Jessica Walter, who plays Malory, didn’t show up in Philly, so when it came time to read a scene featuring Archer’s mother, Nash stepped in to play the part. When Nash took on Walter’s perfect perma-haughtiness (her own version of a brand), Pam disappeared from her voice and Malory emerged. Nash is a great example of the perfect supporting voice actor: She’s versatile, yet she blends seamlessly into her role, without using an already-established persona to inform her character. The experience of watching her transform from her established character to one she was approximating due to circumstances demonstrated her talent, showing how she could disappear within a character that wasn’t her own. Unlike screen actors, Nash doesn’t have the benefit of changing her appearance to portray her range, like Charlize Theron in Monster or Nicole Kidman in The Hours. Performing live afforded Nash and her audience that opportunity. Nash’s strength as a voice actor is that she has no preconception to play off of. She’s a blank, which gives her voice a transformative quality.

Chris Parnell is the sole actor in the Archer cast who’s publicly recognizable, yet has no persona to sell. Parnell has been on television in one capacity or another since he joined Saturday Night Live in 1998. One minute, he’s 30 Rock’s Dr. Spaceman; in another, he’s Suburgatory’s Fred Shay; in the next, he’s Cyril Figgis.
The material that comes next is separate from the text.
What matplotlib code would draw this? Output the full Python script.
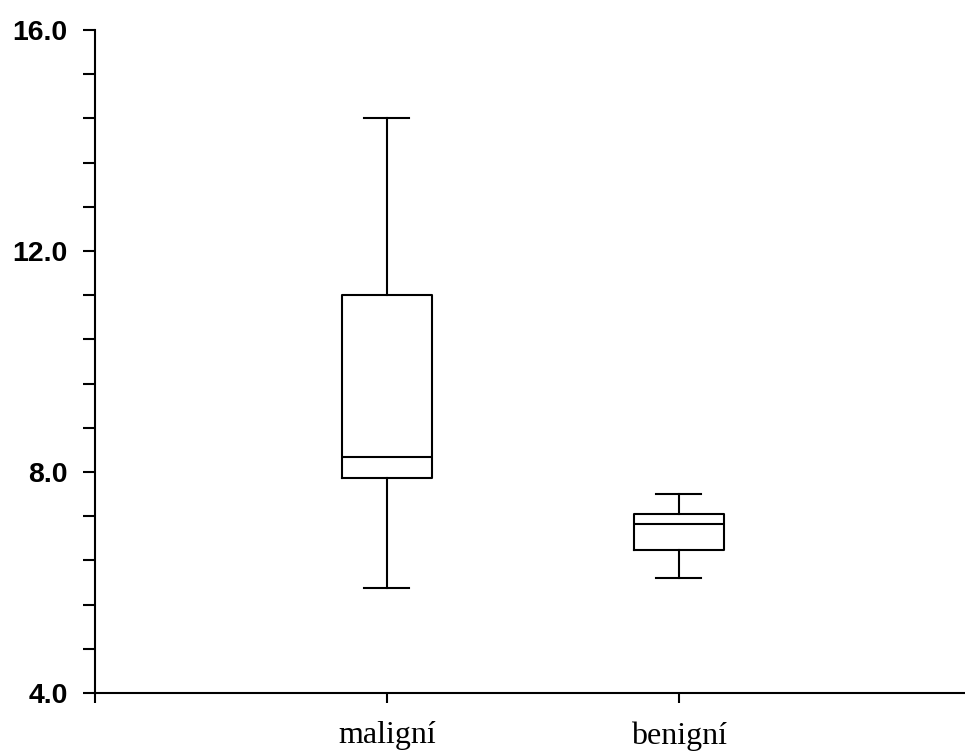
import numpy as np
import matplotlib
matplotlib.use("Agg")
import matplotlib.pyplot as plt
from matplotlib.ticker import MultipleLocator

# — DATA —
groups   = ["maligní", "benigní"]
whislo   = [5.90, 6.08]
q1       = [7.89, 6.59]
med      = [8.27, 7.06]
q3       = [11.20, 7.24]
whishi   = [14.41, 7.60]
y_ticks  = [4.0, 8.0, 12.0, 16.0]

stats = [dict(label=g, whislo=lo, q1=a, med=m, q3=b, whishi=hi)
         for g, lo, a, m, b, hi in zip(groups, whislo, q1, med, q3, whishi)]

fig = plt.figure(figsize=(9.65, 7.51), dpi=100)
ax = fig.add_axes([0.0984, 0.0772, 0.9016, 0.8828])

lw = 1.5
line = dict(color="black", linewidth=lw)
ax.bxp(stats, positions=[1, 2], widths=0.308, showfliers=False,
       boxprops=line, whiskerprops=line, capprops=line,
       medianprops=line, manage_ticks=False)

ax.set_xlim(0, 2.98)
ax.set_ylim(4.0, 16.0)

for s in ["top", "right"]:
    ax.spines[s].set_visible(False)
for s in ["left", "bottom"]:
    ax.spines[s].set_linewidth(lw)

ax.set_yticks(y_ticks)
ax.set_yticklabels([f"{v:.1f}" for v in y_ticks], fontsize=20.5,
                   fontweight="bold", family="Liberation Sans")
ax.yaxis.set_minor_locator(MultipleLocator(0.8))
ax.tick_params(axis="y", which="both", direction="out", length=8.5,
               width=lw, pad=11)

ax.set_xticks([0, 1, 2])
ax.set_xticklabels([""] + groups, fontsize=23, family="Liberation Serif")
ax.tick_params(axis="x", direction="out", length=7.5, width=lw, pad=13)

fig.savefig("out.png", dpi=100)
He can play confident and all-knowing, or turn into a stew of neuroses. In each circumstance, his character takes over. The subtle changes reveal his versatility as an actor, whether he’s in ’toon form or not.

Watching the cast of Archer perform live didn’t change the viewing experience of the show. It’s still going to be funny, whether the actors do more promotional live shows or not. But seeing a live version of Archer concretely demonstrates the strengths of familiar faces in an animated cast—like Benjamin, Tyler, and Walter—while also highlighting the importance of less-known people. It’s to Archer’s credit that those different types of actor—the branded and the blank slate—can exist in harmony, without overshadowing each other.